The conflict situations addressed by the participants are those where communities are experiencing or recovering from armed conflict, frozen conflicts, racism and aggressive nationalism and hate speech. Discrimination and human rights violations experienced by communities or young migrants and internally displaced people are also covered by the project.

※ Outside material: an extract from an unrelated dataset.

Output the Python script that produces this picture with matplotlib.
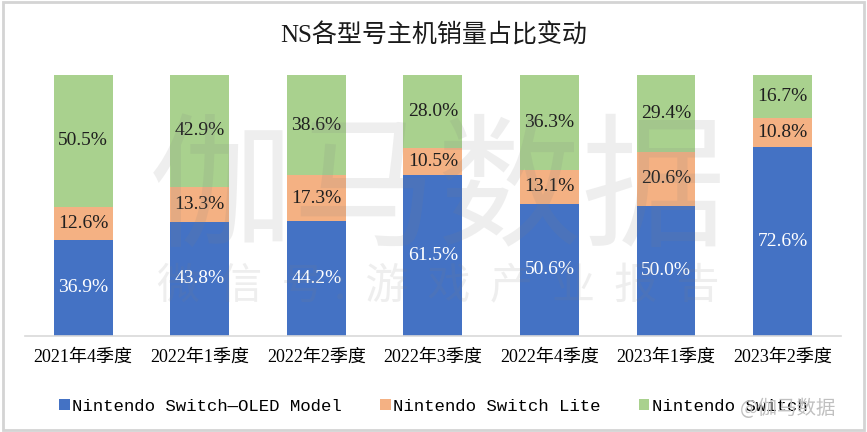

With such a wealth of wisdom and commitment to peace represented in this room today, we are well placed to raise the bar in our peace endeavors, and to imagine better ways to achieve deeper, lasting peace. We are also well placed to infuse our lessons learned into the global multilateral arena. After all, the tectonic plates of geopolitical power are shifting, and many say the shift is back to Asia. An Asian 21st century is a wonderful prospect indeed, but only if it makes for a better century than the ones that preceded it. And, I personally believe, that a better Asian Century can only be realized if Asian countries infuse their domestic, regional and global interactions with the values of peace, fairness and human dignity.
Wouldn’t it be marvelous if the Asian 21st Century came to be known as the century of deep and lasting global peace! There is no good reason why this cannot be. All the resources for a peaceful Asian 21st Century are at our disposal. The only real obstacle is our old and narrow habits of thinking and response. In closing, let us all resolve to be better students in the school of peace, so that our homes and neighborhoods, our countries, and our 21st century can radiate peace.